Return exactly, and only, the lines from the one holding "Write the TikZ code for this diagram." through the one holding "minimum width=276pt, minimum", both included; the pictures stay out.

> Extracted material
= = = = =

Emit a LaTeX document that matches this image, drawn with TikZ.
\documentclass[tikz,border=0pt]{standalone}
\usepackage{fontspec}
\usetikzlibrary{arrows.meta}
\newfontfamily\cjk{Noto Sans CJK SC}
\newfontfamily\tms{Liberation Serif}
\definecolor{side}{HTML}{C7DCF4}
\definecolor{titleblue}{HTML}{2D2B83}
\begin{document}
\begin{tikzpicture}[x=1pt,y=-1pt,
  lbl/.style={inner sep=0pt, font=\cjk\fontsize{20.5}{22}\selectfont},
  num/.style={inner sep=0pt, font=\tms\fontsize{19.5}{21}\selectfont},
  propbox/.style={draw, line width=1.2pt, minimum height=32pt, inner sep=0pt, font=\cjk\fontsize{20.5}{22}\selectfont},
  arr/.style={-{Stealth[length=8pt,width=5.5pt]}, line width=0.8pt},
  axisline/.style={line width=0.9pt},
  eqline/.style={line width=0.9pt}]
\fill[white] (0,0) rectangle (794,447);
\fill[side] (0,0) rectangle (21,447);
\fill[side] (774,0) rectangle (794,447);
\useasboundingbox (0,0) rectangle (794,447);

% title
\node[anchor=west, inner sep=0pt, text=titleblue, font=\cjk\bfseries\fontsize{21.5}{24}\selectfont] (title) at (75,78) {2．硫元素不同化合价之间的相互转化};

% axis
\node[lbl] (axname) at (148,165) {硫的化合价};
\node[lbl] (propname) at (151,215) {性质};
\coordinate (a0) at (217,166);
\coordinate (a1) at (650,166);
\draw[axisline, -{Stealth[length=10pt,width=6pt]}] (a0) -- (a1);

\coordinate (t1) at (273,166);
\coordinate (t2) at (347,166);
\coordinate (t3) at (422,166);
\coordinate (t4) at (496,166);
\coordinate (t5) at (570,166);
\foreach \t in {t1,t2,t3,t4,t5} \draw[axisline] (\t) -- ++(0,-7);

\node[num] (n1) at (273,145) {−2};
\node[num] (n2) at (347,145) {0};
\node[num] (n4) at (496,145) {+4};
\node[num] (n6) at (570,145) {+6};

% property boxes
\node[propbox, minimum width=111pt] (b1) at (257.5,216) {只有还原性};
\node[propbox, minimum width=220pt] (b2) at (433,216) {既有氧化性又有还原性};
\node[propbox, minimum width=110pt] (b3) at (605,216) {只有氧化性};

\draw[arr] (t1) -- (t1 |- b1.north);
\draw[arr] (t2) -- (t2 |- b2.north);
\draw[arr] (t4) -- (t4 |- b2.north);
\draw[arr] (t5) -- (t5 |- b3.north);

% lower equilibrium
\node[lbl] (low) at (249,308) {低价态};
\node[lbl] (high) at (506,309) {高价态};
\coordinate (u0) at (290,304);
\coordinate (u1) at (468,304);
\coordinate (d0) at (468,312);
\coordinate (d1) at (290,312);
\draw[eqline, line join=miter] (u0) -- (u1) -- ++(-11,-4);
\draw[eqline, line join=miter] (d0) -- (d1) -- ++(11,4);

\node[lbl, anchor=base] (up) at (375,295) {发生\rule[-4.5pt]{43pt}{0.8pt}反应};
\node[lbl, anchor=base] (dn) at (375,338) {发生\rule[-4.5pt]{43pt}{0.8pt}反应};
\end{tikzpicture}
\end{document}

= = = = =

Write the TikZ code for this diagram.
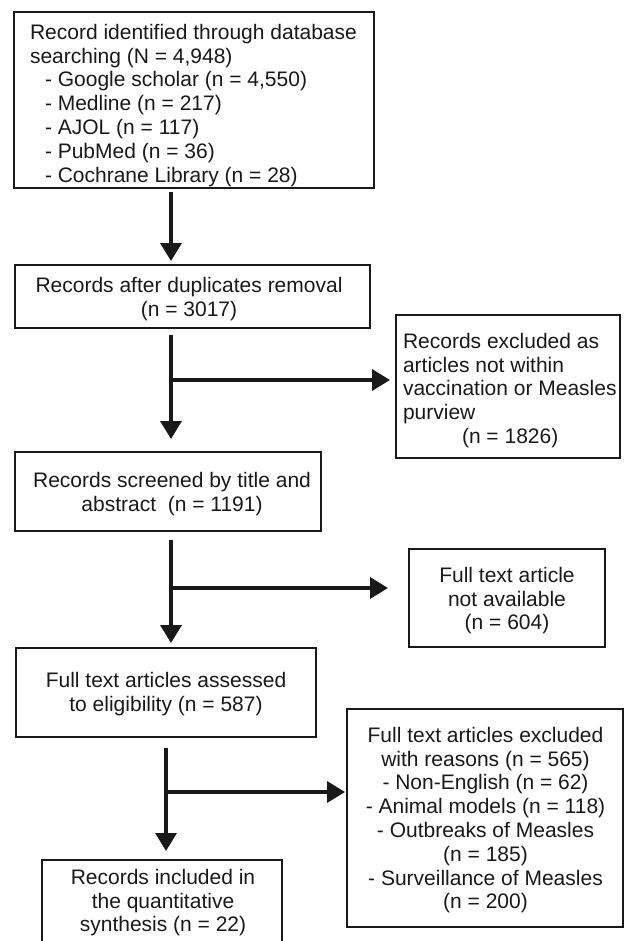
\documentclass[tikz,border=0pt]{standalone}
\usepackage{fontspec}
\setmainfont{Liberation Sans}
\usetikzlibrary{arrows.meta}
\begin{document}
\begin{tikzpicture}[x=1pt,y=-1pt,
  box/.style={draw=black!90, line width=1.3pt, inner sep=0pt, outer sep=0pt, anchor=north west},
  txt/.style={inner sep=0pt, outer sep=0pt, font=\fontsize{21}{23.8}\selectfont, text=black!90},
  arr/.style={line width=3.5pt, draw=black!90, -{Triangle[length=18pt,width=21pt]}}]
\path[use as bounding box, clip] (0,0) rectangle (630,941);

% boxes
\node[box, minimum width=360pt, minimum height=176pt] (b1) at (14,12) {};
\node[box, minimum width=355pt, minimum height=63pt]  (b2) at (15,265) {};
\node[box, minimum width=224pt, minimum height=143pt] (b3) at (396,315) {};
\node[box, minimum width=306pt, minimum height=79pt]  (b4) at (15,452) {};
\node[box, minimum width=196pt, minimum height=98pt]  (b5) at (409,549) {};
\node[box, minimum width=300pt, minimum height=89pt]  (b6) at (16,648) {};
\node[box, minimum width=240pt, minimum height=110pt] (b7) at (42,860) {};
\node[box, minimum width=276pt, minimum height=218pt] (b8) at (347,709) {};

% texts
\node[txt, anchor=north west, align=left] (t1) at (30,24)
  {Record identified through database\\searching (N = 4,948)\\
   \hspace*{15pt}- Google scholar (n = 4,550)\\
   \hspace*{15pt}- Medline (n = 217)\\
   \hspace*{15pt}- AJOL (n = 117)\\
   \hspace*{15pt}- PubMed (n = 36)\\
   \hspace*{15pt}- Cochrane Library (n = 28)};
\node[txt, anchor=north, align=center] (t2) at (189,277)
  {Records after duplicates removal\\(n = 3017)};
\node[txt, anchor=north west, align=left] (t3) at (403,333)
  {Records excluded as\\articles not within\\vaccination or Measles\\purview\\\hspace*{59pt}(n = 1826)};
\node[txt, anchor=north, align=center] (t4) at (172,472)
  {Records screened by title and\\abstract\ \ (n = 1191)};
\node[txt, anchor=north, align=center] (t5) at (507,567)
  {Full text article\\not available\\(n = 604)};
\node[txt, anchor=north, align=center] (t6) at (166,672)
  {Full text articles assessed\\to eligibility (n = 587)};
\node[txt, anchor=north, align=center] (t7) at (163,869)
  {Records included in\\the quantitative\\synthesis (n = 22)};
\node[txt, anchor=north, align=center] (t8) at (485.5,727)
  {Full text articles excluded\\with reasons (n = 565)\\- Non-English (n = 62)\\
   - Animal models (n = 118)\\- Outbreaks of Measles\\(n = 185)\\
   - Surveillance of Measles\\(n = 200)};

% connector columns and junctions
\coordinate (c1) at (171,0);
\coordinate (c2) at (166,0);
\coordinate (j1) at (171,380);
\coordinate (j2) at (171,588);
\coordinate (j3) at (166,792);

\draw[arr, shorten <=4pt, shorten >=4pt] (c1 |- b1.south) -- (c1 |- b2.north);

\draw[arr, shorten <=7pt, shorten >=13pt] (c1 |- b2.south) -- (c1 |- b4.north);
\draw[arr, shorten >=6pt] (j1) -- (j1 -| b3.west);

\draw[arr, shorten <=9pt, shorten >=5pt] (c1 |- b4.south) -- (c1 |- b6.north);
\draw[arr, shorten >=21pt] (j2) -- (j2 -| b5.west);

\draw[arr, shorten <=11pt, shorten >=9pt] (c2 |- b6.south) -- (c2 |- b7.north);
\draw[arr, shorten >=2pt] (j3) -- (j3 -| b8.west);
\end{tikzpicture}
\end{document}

= = = = =

> Exercise result
Write the TikZ code for this diagram.
\documentclass[tikz,border=0pt]{standalone}
\usepackage{fontspec}
\setmainfont{Liberation Sans}
\usetikzlibrary{arrows.meta}
\begin{document}
\begin{tikzpicture}[x=1pt,y=-1pt,
  box/.style={draw=black!90, line width=1.3pt, inner sep=0pt, outer sep=0pt, anchor=north west},
  txt/.style={inner sep=0pt, outer sep=0pt, font=\fontsize{21}{23.8}\selectfont, text=black!90},
  arr/.style={line width=3.5pt, draw=black!90, -{Triangle[length=18pt,width=21pt]}}]
\path[use as bounding box, clip] (0,0) rectangle (630,941);

% boxes
\node[box, minimum width=360pt, minimum height=176pt] (b1) at (14,12) {};
\node[box, minimum width=355pt, minimum height=63pt]  (b2) at (15,265) {};
\node[box, minimum width=224pt, minimum height=143pt] (b3) at (396,315) {};
\node[box, minimum width=306pt, minimum height=79pt]  (b4) at (15,452) {};
\node[box, minimum width=196pt, minimum height=98pt]  (b5) at (409,549) {};
\node[box, minimum width=300pt, minimum height=89pt]  (b6) at (16,648) {};
\node[box, minimum width=240pt, minimum height=110pt] (b7) at (42,860) {};
\node[box, minimum width=276pt, minimum height=218pt] (b8) at (347,709) {};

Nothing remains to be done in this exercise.